During the team’s day one press conference, someone asked general manager Kevin Colbert about this idea. His pre-draft comments about most Hall of Fame running backs being drafted in the first round were brought up. “Didn’t quite get him a gold jacket yet, but I said that in reference to the popular kind of thinking that running backs are devalued because of the offensive schematics that are going on in our game and at the college level,” he said, after the Steelers took Alabama running back Najee Harris 24th overall.

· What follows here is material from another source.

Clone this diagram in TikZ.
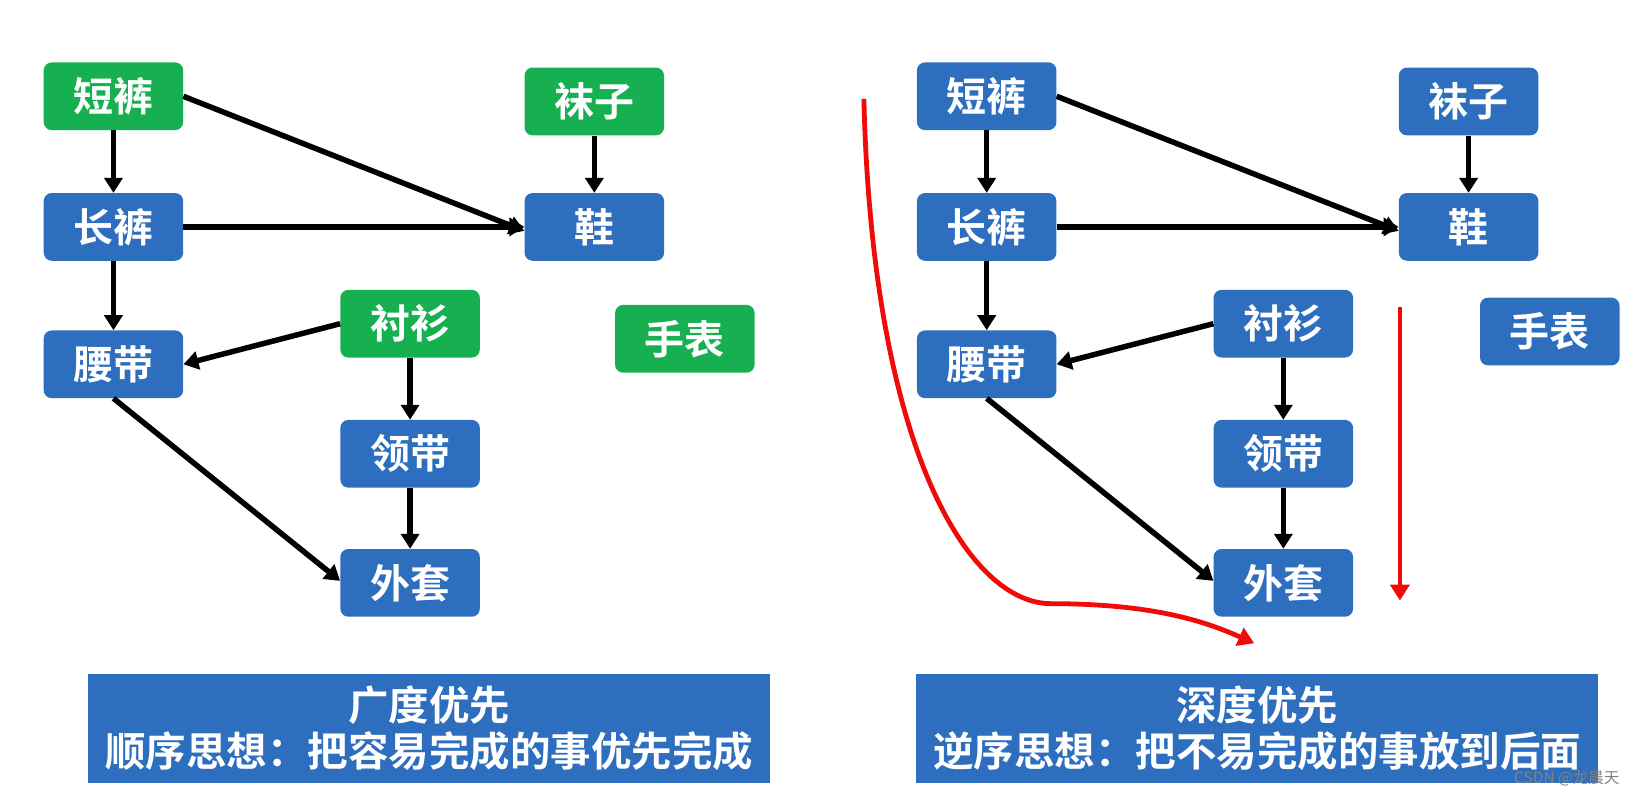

“I’ve been fortunate to have been around two Hall of Fame runners in Jerome Bettis and Barry Sanders, and I don’t think you can ever devalue greatness at the running back position,” he added. “Is Najee going to be a great player? We hope so. But we selected Najee because we think he’s an NFL player that’s going to help us win.”
Pittsburgh had a number of different directions it could have gone with that pick, including at positions of evident need like center, tackle, cornerback, outside linebacker, or if they really wanted to get crazy, even tight end. But Harris, to them, was one of eight players, Colbert said, that they wouldn’t even consider trading away from.
“We don’t subscribe to the theory that you mentioned, as Kevin so obviously stated,” head coach Mike Tomlin reiterated about the first-round value of running backs. “He was a player that we really valued. We were ecstatic that he was there, and we took him and we took him pretty quickly with little to no dialogue. We’re extremely happy with where we are this evening.”
Ultimately, it’s up to Harris to prove whether or not he was worth the investment, and if he can transcend the average value of his position. When you draft a player in the first round, you hope to get at least a decade of quality starting play from them. It’s rare that a running back lasts that long, and it remains questionable whether or not it’s wise to risk an expensive second contract on the position.